● **SUPPLIED DATA**:
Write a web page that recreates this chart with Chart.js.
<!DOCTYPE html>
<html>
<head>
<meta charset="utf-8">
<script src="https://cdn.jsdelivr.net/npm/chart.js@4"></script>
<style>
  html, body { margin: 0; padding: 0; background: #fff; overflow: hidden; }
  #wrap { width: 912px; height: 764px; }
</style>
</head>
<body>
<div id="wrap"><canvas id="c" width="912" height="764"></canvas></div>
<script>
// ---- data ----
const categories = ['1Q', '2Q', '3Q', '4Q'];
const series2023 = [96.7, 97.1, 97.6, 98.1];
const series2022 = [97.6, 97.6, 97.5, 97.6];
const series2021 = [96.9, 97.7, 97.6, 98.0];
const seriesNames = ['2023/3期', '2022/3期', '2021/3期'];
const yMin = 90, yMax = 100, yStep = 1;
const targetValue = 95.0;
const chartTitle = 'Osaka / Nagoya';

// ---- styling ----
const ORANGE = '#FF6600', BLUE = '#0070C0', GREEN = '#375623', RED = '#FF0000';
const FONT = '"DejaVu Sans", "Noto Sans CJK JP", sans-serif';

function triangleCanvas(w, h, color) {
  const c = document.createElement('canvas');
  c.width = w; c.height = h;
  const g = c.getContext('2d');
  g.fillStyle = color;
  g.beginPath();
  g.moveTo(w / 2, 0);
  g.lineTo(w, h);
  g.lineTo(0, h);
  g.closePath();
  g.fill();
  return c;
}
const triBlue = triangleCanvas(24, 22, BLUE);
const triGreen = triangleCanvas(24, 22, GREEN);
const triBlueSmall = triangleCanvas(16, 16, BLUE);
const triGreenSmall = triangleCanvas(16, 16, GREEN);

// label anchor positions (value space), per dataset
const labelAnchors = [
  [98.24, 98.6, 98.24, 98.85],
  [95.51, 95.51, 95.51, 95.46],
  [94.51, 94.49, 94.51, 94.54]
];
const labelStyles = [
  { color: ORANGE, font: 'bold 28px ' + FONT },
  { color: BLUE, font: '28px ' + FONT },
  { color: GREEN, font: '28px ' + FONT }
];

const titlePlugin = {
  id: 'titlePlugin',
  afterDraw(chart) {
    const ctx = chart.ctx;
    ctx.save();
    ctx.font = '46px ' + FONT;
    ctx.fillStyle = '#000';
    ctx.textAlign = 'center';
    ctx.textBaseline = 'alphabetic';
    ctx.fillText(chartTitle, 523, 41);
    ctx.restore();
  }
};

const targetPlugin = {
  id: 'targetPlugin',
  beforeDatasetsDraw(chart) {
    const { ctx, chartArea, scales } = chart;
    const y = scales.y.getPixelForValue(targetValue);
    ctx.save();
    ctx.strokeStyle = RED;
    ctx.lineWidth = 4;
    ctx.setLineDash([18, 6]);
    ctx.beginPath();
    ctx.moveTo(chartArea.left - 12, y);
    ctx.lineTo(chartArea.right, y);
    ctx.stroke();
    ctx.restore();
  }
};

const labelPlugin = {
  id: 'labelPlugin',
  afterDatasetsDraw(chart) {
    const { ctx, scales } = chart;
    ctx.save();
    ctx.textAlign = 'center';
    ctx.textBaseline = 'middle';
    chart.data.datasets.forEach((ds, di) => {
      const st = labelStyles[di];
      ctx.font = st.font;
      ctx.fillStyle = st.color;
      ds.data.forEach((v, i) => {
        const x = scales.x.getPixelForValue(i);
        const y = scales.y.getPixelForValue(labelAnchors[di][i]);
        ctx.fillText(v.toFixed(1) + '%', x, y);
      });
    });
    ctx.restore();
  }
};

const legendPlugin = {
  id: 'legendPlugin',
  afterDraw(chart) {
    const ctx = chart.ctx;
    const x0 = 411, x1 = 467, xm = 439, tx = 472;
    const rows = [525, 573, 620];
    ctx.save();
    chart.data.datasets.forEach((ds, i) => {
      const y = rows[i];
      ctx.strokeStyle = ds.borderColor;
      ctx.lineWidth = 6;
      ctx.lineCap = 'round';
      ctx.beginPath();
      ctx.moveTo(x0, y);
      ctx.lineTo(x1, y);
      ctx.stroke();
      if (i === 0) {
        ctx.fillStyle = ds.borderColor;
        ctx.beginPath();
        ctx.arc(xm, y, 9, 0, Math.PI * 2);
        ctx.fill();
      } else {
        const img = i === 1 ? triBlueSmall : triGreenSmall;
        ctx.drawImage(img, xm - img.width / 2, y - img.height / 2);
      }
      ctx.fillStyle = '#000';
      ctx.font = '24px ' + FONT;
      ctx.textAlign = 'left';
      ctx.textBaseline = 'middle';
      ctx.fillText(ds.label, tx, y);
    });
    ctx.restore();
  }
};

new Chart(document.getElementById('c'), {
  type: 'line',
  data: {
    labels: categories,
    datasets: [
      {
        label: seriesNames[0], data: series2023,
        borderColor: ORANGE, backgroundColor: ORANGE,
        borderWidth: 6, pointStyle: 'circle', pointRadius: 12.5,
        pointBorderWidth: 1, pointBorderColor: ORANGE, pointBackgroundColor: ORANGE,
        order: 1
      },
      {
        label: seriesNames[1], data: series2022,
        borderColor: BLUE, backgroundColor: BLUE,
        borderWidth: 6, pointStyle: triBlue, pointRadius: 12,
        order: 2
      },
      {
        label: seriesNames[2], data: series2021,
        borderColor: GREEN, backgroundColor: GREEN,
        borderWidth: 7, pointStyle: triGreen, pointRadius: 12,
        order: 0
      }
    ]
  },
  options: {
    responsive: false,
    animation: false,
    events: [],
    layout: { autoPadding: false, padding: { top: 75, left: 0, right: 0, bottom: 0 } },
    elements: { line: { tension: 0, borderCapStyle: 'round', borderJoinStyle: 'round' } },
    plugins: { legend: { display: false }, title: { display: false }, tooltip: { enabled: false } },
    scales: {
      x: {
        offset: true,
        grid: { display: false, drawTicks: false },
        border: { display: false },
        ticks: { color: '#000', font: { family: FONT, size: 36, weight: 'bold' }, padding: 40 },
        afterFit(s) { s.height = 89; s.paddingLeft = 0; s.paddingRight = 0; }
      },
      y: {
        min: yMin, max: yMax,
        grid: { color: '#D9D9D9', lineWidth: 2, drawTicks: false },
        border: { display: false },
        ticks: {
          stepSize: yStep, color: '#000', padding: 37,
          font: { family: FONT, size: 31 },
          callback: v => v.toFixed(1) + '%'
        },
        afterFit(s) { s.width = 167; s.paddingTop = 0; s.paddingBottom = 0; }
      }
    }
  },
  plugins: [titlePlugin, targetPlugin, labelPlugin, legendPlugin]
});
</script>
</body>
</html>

● **BRIEF**: Repeat the data above exactly.

● **CORRECT OUTPUT**:
Write a web page that recreates this chart with Chart.js.
<!DOCTYPE html>
<html>
<head>
<meta charset="utf-8">
<script src="https://cdn.jsdelivr.net/npm/chart.js@4"></script>
<style>
  html, body { margin: 0; padding: 0; background: #fff; overflow: hidden; }
  #wrap { width: 912px; height: 764px; }
</style>
</head>
<body>
<div id="wrap"><canvas id="c" width="912" height="764"></canvas></div>
<script>
// ---- data ----
const categories = ['1Q', '2Q', '3Q', '4Q'];
const series2023 = [96.7, 97.1, 97.6, 98.1];
const series2022 = [97.6, 97.6, 97.5, 97.6];
const series2021 = [96.9, 97.7, 97.6, 98.0];
const seriesNames = ['2023/3期', '2022/3期', '2021/3期'];
const yMin = 90, yMax = 100, yStep = 1;
const targetValue = 95.0;
const chartTitle = 'Osaka / Nagoya';

// ---- styling ----
const ORANGE = '#FF6600', BLUE = '#0070C0', GREEN = '#375623', RED = '#FF0000';
const FONT = '"DejaVu Sans", "Noto Sans CJK JP", sans-serif';

function triangleCanvas(w, h, color) {
  const c = document.createElement('canvas');
  c.width = w; c.height = h;
  const g = c.getContext('2d');
  g.fillStyle = color;
  g.beginPath();
  g.moveTo(w / 2, 0);
  g.lineTo(w, h);
  g.lineTo(0, h);
  g.closePath();
  g.fill();
  return c;
}
const triBlue = triangleCanvas(24, 22, BLUE);
const triGreen = triangleCanvas(24, 22, GREEN);
const triBlueSmall = triangleCanvas(16, 16, BLUE);
const triGreenSmall = triangleCanvas(16, 16, GREEN);

// label anchor positions (value space), per dataset
const labelAnchors = [
  [98.24, 98.6, 98.24, 98.85],
  [95.51, 95.51, 95.51, 95.46],
  [94.51, 94.49, 94.51, 94.54]
];
const labelStyles = [
  { color: ORANGE, font: 'bold 28px ' + FONT },
  { color: BLUE, font: '28px ' + FONT },
  { color: GREEN, font: '28px ' + FONT }
];

const titlePlugin = {
  id: 'titlePlugin',
  afterDraw(chart) {
    const ctx = chart.ctx;
    ctx.save();
    ctx.font = '46px ' + FONT;
    ctx.fillStyle = '#000';
    ctx.textAlign = 'center';
    ctx.textBaseline = 'alphabetic';
    ctx.fillText(chartTitle, 523, 41);
    ctx.restore();
  }
};

const targetPlugin = {
  id: 'targetPlugin',
  beforeDatasetsDraw(chart) {
    const { ctx, chartArea, scales } = chart;
    const y = scales.y.getPixelForValue(targetValue);
    ctx.save();
    ctx.strokeStyle = RED;
    ctx.lineWidth = 4;
    ctx.setLineDash([18, 6]);
    ctx.beginPath();
    ctx.moveTo(chartArea.left - 12, y);
    ctx.lineTo(chartArea.right, y);
    ctx.stroke();
    ctx.restore();
  }
};

const labelPlugin = {
  id: 'labelPlugin',
  afterDatasetsDraw(chart) {
    const { ctx, scales } = chart;
    ctx.save();
    ctx.textAlign = 'center';
    ctx.textBaseline = 'middle';
    chart.data.datasets.forEach((ds, di) => {
      const st = labelStyles[di];
      ctx.font = st.font;
      ctx.fillStyle = st.color;
      ds.data.forEach((v, i) => {
        const x = scales.x.getPixelForValue(i);
        const y = scales.y.getPixelForValue(labelAnchors[di][i]);
        ctx.fillText(v.toFixed(1) + '%', x, y);
      });
    });
    ctx.restore();
  }
};

const legendPlugin = {
  id: 'legendPlugin',
  afterDraw(chart) {
    const ctx = chart.ctx;
    const x0 = 411, x1 = 467, xm = 439, tx = 472;
    const rows = [525, 573, 620];
    ctx.save();
    chart.data.datasets.forEach((ds, i) => {
      const y = rows[i];
      ctx.strokeStyle = ds.borderColor;
      ctx.lineWidth = 6;
      ctx.lineCap = 'round';
      ctx.beginPath();
      ctx.moveTo(x0, y);
      ctx.lineTo(x1, y);
      ctx.stroke();
      if (i === 0) {
        ctx.fillStyle = ds.borderColor;
        ctx.beginPath();
        ctx.arc(xm, y, 9, 0, Math.PI * 2);
        ctx.fill();
      } else {
        const img = i === 1 ? triBlueSmall : triGreenSmall;
        ctx.drawImage(img, xm - img.width / 2, y - img.height / 2);
      }
      ctx.fillStyle = '#000';
      ctx.font = '24px ' + FONT;
      ctx.textAlign = 'left';
      ctx.textBaseline = 'middle';
      ctx.fillText(ds.label, tx, y);
    });
    ctx.restore();
  }
};

new Chart(document.getElementById('c'), {
  type: 'line',
  data: {
    labels: categories,
    datasets: [
      {
        label: seriesNames[0], data: series2023,
        borderColor: ORANGE, backgroundColor: ORANGE,
        borderWidth: 6, pointStyle: 'circle', pointRadius: 12.5,
        pointBorderWidth: 1, pointBorderColor: ORANGE, pointBackgroundColor: ORANGE,
        order: 1
      },
      {
        label: seriesNames[1], data: series2022,
        borderColor: BLUE, backgroundColor: BLUE,
        borderWidth: 6, pointStyle: triBlue, pointRadius: 12,
        order: 2
      },
      {
        label: seriesNames[2], data: series2021,
        borderColor: GREEN, backgroundColor: GREEN,
        borderWidth: 7, pointStyle: triGreen, pointRadius: 12,
        order: 0
      }
    ]
  },
  options: {
    responsive: false,
    animation: false,
    events: [],
    layout: { autoPadding: false, padding: { top: 75, left: 0, right: 0, bottom: 0 } },
    elements: { line: { tension: 0, borderCapStyle: 'round', borderJoinStyle: 'round' } },
    plugins: { legend: { display: false }, title: { display: false }, tooltip: { enabled: false } },
    scales: {
      x: {
        offset: true,
        grid: { display: false, drawTicks: false },
        border: { display: false },
        ticks: { color: '#000', font: { family: FONT, size: 36, weight: 'bold' }, padding: 40 },
        afterFit(s) { s.height = 89; s.paddingLeft = 0; s.paddingRight = 0; }
      },
      y: {
        min: yMin, max: yMax,
        grid: { color: '#D9D9D9', lineWidth: 2, drawTicks: false },
        border: { display: false },
        ticks: {
          stepSize: yStep, color: '#000', padding: 37,
          font: { family: FONT, size: 31 },
          callback: v => v.toFixed(1) + '%'
        },
        afterFit(s) { s.width = 167; s.paddingTop = 0; s.paddingBottom = 0; }
      }
    }
  },
  plugins: [titlePlugin, targetPlugin, labelPlugin, legendPlugin]
});
</script>
</body>
</html>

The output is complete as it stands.